## Entries provided
━━━━━━━━
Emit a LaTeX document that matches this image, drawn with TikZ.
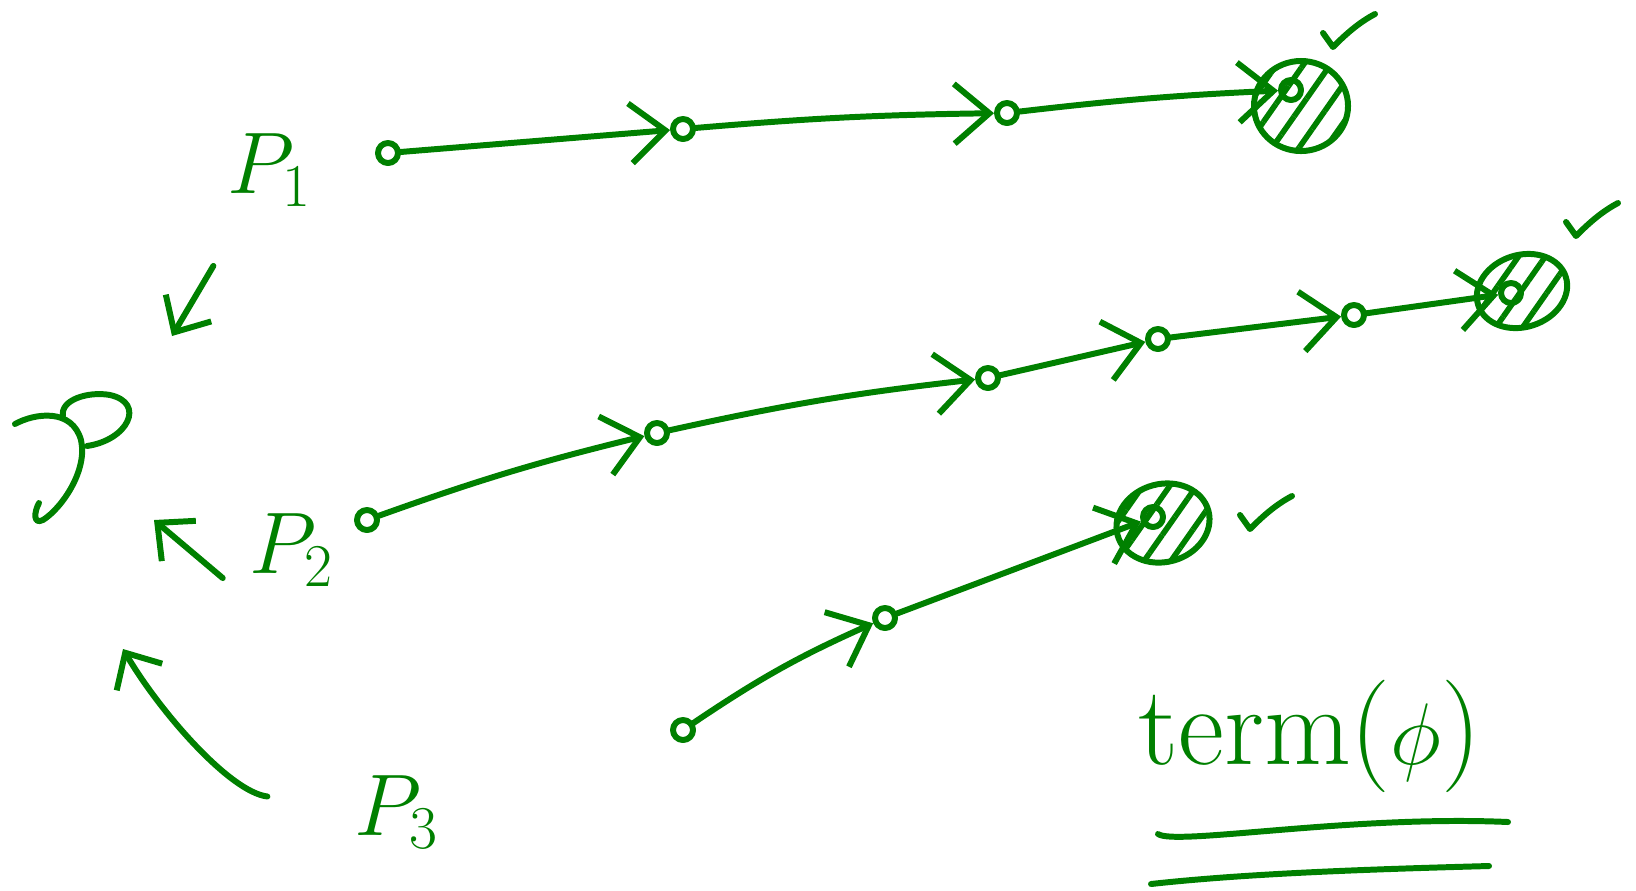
━━━━━━━━
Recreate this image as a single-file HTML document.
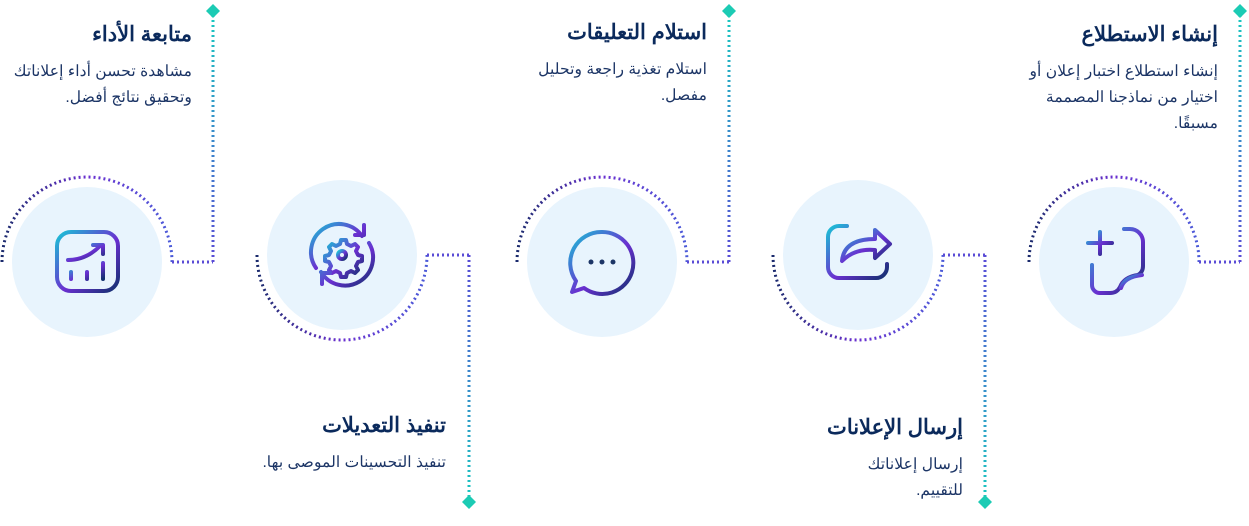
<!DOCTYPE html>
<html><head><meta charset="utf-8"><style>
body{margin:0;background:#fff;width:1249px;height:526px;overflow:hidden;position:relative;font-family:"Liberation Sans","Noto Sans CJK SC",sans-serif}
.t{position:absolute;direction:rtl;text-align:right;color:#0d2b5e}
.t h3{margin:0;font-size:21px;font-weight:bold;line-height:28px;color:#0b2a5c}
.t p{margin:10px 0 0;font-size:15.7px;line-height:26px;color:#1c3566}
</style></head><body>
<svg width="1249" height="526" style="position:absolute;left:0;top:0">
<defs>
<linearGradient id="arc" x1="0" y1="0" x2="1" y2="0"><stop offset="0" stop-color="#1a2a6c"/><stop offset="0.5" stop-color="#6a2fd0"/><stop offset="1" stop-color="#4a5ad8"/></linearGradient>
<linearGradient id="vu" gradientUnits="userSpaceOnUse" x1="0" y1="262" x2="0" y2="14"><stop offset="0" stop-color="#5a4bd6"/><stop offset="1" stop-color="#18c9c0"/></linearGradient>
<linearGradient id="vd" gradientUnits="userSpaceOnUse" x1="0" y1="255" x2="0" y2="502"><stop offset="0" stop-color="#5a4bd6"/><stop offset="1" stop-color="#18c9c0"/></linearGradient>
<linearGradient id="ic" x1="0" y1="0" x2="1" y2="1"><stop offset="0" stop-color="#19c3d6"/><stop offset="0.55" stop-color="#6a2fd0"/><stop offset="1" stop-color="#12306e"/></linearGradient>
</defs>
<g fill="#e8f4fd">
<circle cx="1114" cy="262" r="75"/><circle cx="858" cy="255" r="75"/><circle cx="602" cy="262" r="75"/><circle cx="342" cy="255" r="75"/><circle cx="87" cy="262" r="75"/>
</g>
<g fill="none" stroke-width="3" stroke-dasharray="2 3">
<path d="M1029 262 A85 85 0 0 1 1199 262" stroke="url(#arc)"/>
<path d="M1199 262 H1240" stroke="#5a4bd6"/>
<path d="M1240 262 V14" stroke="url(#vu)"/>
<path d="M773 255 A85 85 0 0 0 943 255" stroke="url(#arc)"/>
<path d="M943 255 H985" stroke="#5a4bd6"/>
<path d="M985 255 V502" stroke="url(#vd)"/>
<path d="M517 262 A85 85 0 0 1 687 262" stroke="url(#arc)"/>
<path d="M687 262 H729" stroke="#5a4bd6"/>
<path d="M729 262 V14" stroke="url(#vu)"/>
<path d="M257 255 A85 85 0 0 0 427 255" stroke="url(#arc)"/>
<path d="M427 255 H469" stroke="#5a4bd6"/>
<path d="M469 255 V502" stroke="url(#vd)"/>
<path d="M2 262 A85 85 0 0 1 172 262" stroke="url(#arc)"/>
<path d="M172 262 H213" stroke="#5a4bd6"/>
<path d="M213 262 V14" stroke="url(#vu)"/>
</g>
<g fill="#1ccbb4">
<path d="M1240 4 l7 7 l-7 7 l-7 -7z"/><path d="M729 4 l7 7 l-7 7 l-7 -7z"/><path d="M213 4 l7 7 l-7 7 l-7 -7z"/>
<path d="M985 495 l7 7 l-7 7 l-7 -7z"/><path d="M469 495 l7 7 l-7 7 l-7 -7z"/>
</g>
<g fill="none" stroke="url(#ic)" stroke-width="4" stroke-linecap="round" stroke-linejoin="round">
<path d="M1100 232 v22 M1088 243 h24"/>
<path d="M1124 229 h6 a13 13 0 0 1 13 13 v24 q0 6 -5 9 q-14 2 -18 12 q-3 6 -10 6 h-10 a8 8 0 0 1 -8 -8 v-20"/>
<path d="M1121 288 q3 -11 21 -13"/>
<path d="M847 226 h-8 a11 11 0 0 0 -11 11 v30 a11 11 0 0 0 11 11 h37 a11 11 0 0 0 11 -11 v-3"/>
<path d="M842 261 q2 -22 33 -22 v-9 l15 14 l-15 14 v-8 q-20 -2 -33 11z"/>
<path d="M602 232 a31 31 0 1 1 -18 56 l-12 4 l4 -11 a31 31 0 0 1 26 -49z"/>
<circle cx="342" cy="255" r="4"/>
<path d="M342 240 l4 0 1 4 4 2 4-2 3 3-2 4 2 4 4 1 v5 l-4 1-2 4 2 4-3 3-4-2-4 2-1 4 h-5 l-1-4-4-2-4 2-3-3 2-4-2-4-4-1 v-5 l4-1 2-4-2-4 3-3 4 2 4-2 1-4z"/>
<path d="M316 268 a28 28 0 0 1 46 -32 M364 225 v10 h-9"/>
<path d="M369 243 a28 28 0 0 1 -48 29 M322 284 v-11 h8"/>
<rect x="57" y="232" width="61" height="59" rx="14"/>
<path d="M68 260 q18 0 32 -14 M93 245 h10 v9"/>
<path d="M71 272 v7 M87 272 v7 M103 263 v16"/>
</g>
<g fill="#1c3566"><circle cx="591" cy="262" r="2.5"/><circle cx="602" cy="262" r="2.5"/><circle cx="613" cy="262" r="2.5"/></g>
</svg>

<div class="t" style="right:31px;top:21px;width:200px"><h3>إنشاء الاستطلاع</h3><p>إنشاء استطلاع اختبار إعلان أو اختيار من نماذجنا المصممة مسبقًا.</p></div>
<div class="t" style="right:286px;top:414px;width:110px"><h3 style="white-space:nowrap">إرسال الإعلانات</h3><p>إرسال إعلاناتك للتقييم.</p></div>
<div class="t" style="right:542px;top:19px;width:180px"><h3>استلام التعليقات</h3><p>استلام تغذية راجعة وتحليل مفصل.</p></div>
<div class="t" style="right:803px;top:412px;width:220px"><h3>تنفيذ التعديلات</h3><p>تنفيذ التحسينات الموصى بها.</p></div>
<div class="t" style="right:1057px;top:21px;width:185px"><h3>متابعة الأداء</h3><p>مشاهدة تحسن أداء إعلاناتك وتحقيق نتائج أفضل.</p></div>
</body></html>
━━━━━━━━
## Exercise
Reproduce each line from the records that contains the word "document".

## Right answer
Emit a LaTeX document that matches this image, drawn with TikZ.
Recreate this image as a single-file HTML document.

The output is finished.